╭─ Data shown

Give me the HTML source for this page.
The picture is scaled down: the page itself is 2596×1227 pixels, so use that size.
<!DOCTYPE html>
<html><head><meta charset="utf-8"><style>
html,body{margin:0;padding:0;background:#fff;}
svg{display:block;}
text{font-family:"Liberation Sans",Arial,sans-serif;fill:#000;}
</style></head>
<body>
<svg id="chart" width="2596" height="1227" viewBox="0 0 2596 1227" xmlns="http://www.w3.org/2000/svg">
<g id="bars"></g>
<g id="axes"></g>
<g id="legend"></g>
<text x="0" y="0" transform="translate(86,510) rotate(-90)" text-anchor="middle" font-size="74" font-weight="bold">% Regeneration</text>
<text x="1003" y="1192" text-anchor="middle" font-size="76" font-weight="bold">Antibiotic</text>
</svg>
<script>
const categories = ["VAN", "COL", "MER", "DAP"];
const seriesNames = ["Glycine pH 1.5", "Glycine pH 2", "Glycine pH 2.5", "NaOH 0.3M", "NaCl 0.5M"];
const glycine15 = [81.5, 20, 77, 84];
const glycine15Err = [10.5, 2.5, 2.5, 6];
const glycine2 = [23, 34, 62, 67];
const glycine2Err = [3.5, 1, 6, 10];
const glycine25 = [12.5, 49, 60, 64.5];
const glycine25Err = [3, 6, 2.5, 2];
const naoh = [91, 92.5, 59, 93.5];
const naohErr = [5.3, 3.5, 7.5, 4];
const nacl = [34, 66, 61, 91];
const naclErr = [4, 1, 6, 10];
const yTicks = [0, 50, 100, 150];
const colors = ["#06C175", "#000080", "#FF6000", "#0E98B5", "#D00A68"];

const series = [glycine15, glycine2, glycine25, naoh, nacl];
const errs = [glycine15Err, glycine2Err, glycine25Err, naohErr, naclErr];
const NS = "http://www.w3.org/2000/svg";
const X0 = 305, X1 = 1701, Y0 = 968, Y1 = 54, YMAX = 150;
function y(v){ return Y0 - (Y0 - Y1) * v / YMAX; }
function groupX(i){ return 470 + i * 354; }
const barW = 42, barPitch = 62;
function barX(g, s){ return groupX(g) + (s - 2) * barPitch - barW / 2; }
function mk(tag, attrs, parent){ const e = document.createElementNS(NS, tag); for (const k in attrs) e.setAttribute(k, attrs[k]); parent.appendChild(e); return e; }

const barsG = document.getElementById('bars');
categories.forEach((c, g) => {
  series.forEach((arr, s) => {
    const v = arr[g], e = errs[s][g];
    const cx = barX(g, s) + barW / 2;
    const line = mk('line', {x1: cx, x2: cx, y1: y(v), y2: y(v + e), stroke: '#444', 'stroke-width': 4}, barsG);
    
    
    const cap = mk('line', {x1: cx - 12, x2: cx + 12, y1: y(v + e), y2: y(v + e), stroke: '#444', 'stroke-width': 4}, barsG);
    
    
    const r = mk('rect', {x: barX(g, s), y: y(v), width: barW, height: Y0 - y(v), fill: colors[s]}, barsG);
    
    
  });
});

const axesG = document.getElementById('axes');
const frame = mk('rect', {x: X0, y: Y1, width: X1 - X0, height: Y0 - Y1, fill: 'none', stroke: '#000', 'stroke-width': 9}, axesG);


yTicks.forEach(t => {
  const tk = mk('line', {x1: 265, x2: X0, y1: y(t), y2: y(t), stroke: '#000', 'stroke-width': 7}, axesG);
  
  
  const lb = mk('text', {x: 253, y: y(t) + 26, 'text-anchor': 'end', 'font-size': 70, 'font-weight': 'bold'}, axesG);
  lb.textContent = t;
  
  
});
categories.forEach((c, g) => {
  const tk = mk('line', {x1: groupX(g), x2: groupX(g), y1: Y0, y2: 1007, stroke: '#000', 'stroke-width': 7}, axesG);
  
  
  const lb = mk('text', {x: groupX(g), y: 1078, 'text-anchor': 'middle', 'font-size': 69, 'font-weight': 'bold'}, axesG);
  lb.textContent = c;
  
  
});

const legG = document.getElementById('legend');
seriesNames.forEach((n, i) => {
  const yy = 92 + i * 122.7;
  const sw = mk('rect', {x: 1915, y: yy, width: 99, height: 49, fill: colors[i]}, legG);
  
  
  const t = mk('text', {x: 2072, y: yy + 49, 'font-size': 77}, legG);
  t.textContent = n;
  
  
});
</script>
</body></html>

╰─
╭─ Data shown

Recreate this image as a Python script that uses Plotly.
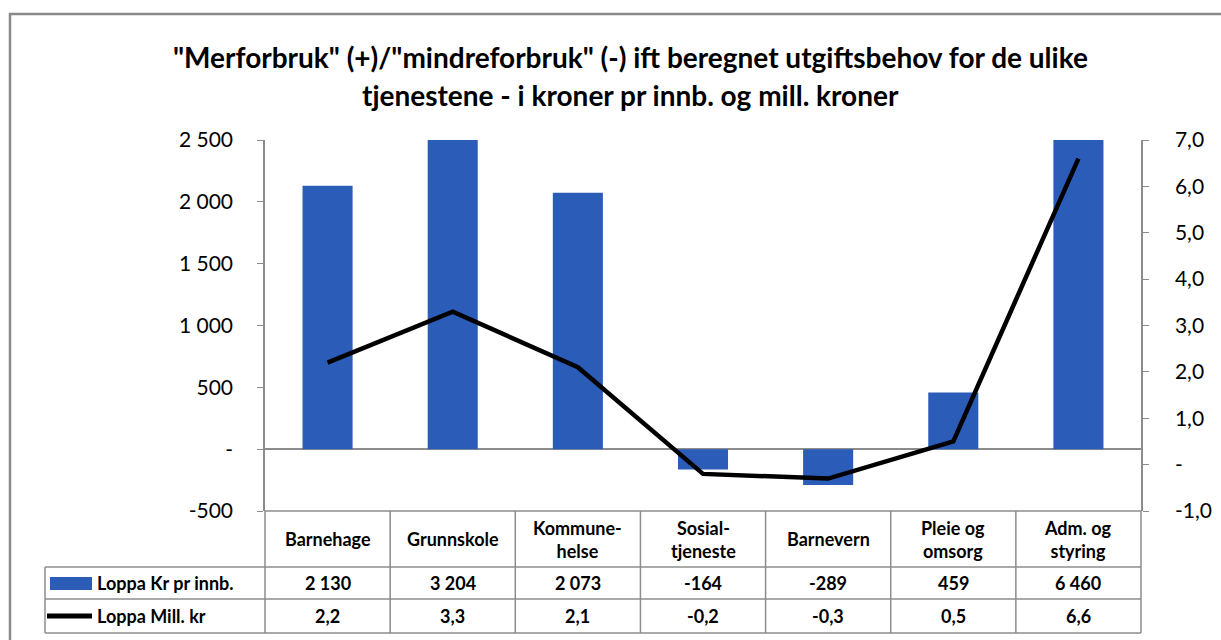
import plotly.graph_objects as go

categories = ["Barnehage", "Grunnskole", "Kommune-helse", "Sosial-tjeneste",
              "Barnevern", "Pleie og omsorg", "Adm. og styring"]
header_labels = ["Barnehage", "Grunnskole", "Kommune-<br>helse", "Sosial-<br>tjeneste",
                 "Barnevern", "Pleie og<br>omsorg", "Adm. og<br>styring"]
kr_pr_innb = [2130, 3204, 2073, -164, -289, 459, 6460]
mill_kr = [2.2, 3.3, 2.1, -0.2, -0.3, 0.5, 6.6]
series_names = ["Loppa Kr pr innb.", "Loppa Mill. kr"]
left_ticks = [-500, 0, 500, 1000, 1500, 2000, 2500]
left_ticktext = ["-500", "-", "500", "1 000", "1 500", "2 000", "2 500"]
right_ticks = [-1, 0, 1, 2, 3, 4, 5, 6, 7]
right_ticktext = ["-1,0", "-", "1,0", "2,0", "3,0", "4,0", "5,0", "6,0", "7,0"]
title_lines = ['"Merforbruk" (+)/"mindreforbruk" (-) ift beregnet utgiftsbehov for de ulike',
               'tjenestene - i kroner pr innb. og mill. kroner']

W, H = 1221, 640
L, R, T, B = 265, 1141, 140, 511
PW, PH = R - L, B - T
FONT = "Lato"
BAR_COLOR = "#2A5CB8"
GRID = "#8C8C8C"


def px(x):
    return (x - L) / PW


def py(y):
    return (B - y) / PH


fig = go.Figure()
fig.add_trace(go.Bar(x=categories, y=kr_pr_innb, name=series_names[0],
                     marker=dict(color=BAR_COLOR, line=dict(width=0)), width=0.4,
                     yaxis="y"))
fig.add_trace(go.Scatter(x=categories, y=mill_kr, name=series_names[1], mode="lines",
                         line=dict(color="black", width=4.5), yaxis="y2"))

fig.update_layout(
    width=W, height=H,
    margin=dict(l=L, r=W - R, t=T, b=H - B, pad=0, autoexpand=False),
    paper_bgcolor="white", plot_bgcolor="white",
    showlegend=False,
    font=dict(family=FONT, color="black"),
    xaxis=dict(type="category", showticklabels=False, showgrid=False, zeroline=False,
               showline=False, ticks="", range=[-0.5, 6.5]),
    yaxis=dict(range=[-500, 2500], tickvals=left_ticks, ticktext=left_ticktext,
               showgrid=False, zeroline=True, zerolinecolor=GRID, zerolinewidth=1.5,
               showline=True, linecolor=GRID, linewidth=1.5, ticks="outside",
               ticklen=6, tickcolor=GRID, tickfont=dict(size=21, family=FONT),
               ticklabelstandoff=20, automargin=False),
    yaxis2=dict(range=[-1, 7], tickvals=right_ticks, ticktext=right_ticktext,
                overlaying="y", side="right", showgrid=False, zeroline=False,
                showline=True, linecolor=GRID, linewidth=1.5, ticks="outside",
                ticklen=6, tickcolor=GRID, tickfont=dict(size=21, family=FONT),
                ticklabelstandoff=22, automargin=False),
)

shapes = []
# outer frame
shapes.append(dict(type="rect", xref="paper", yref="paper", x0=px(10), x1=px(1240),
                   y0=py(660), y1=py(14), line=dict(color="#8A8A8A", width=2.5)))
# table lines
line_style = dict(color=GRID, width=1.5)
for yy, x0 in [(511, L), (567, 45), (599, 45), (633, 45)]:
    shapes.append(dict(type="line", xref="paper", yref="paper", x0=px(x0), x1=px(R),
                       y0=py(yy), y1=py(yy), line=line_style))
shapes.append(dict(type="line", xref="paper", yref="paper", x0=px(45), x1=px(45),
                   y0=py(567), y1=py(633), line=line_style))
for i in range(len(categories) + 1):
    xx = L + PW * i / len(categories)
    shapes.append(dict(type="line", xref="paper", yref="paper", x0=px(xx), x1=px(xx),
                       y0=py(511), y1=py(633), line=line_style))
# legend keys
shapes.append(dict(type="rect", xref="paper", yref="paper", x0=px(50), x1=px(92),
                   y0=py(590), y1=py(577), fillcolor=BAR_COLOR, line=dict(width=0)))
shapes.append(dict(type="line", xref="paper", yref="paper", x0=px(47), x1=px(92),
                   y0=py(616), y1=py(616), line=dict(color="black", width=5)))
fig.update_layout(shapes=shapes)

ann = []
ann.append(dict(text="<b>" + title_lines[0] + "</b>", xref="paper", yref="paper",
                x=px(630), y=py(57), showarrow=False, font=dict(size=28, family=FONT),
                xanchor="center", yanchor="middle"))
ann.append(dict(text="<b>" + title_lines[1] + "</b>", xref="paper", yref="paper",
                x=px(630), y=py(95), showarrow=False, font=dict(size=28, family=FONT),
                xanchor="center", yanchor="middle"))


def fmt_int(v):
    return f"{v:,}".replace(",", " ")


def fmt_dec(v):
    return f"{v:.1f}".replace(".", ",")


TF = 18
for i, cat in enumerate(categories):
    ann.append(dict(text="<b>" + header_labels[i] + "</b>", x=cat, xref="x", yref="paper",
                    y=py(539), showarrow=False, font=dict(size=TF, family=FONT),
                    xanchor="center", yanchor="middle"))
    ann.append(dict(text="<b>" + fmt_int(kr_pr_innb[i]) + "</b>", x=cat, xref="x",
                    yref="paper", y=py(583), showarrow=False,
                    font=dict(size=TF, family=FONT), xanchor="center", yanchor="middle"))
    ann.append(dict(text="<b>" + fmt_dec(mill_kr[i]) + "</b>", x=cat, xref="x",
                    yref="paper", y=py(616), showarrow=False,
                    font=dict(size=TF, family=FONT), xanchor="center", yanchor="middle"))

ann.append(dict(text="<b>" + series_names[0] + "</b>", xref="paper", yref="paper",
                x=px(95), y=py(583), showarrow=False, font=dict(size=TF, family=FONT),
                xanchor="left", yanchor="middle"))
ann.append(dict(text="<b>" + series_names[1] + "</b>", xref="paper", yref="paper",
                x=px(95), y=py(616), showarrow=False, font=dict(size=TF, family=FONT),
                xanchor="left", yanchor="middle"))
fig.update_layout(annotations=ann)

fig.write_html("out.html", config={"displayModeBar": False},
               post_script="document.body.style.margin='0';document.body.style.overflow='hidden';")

╰─

Both the line containing "Recreate this image" and the line containing "import plotly.graph_objects as go" belong in the copy, along with every line between them. Reproduce that stretch exactly, without the pictures.

Recreate this image as a Python script that uses Plotly.
import plotly.graph_objects as go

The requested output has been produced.